The key theme emerging from, and running through, many of the
discussions at the Marketforce and IEA 10th "The
Future of Private Banking" conference held in October 2012 is
change. In particular, that there are many challenges facing
the private banking industry which are key drivers for
change. These include: (i) The changing demographics of
clients at both ends of the spectrum, with increased longevity but
also increased wealth creation at a younger age and the very
different needs of these clients. (ii) Markets are more
complex with ever increasing global relationships and pressure from
low returns. (iii) There is also fierce competition with new
entrants and established institutions seeking to build market
share. (iv) Finally, increased and changing regulation, on a
domestic level (including RDR and the handover of reins to the FCA)

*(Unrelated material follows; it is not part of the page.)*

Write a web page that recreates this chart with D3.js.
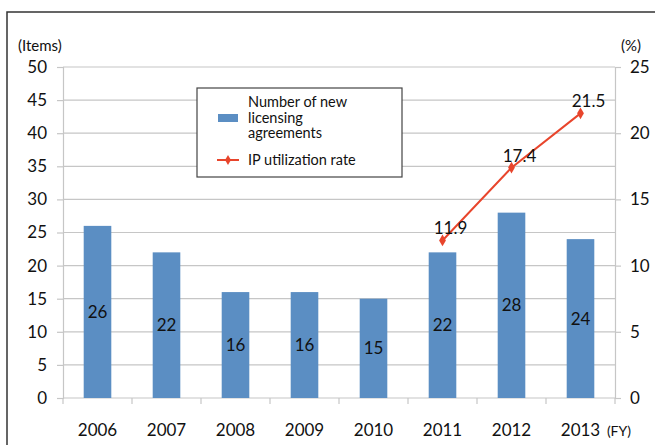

and globally, bringing expectations of better professionalism,
transparency and stricter compliance.
Whilst there was a harmonious voice in identifying and recognising
these catalysts for change, it was also clear that there is not a
unified response to the challenges. There were strong
differences of views as to whether a move to advisory services
(with the stated aim of moving away from product-led relationships
and of offering clients greater choice and control) is an
appropriate response in the best interests of clients, or whether
this is best met through discretionary only services. Changes to
remuneration packages for private bankers were discussed; as were
the steps taken by institutions to differentiate themselves through
geography, focus on different categories of wealthy individuals and
/ or different approaches to segmentation.
However, one key response identified was the need to rebuild trust between private bankers and their customers.